Consumer Price Index report
- Claire Carpenter

- 2 days ago
- 2 min read

On February 13, 2025, the Bureau of Labor Statistics released the Consumer Price Index report. Known as the CPI, this report is the government’s main gauge of how inflation impacts the average American household. The Consumer Price Index analyzes the price of a “market basket” of goods, comparing it to an average over time. Indicating how much more or less consumers pay for groceries, healthcare, fuel, utilities, etc., the CPI is closely watched by policymakers looking to measure the effectiveness of various economic practices. The January CPI is especially important as it sets the tone for the year and influences the Fed’s annual path.
This January, the CPI index showed an inflation rate increase of 2.4% since January of 2025 for all items in the classic “market basket”. This number is lower than most economists expected. It's also the lowest that the CPI has been since May of 2025. This is a good indicator for the economy as a whole: a low number means that money is losing value at a slower rate than normal, reducing pressure on household budgets and giving the Fed more room to cut interest rates.
One key aspect that contributed to the decline in inflation is a decrease in gas prices. Driven by the Trump Administration’s quest for cheaper oil on the international stage, consumers have been seeing lower prices-per-gallon on gas nationwide. However, the report goes more in-depth: showing that key categories of goods are, in fact, rising– despite the lower overall inflation rate.

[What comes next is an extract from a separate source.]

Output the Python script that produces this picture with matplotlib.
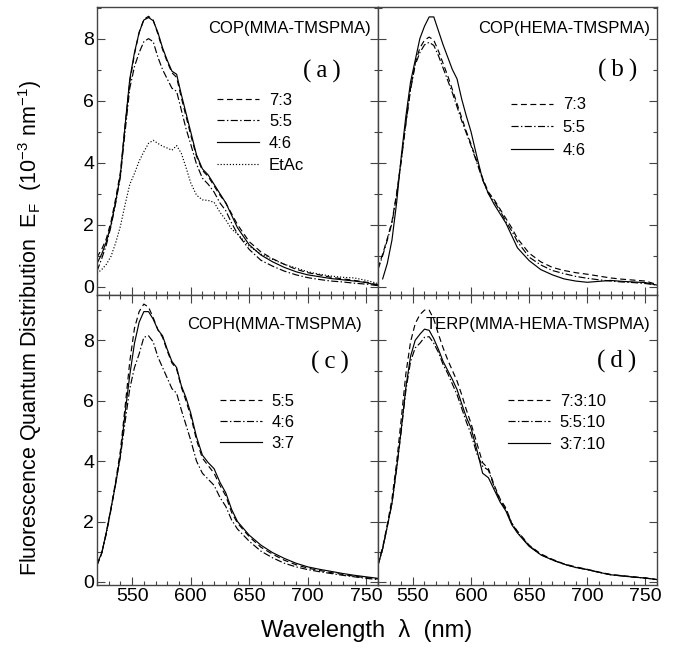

Ground beef, appliances, furniture, and cars all saw sharp price increases between December and January. This increase is largely due to retailers passing on tariff costs to consumers. Another area that saw a sharp increase was medical care, which rose a shocking 12% from a year earlier. But taken together, the report shows that while prices are decreasing overall, this change does not come without its challenges beneath the surface.
In conjunction with a stronger-than-expected January Jobs Report, the new data from the CPI shows that overall, the American economy is staying strong despite being tested by tariffs and global trade uncertainty. As the Federal Reserve continues to pursue its fundamental goal of 2% inflation, this latest data will serve as an important benchmark for assessing market resiliency.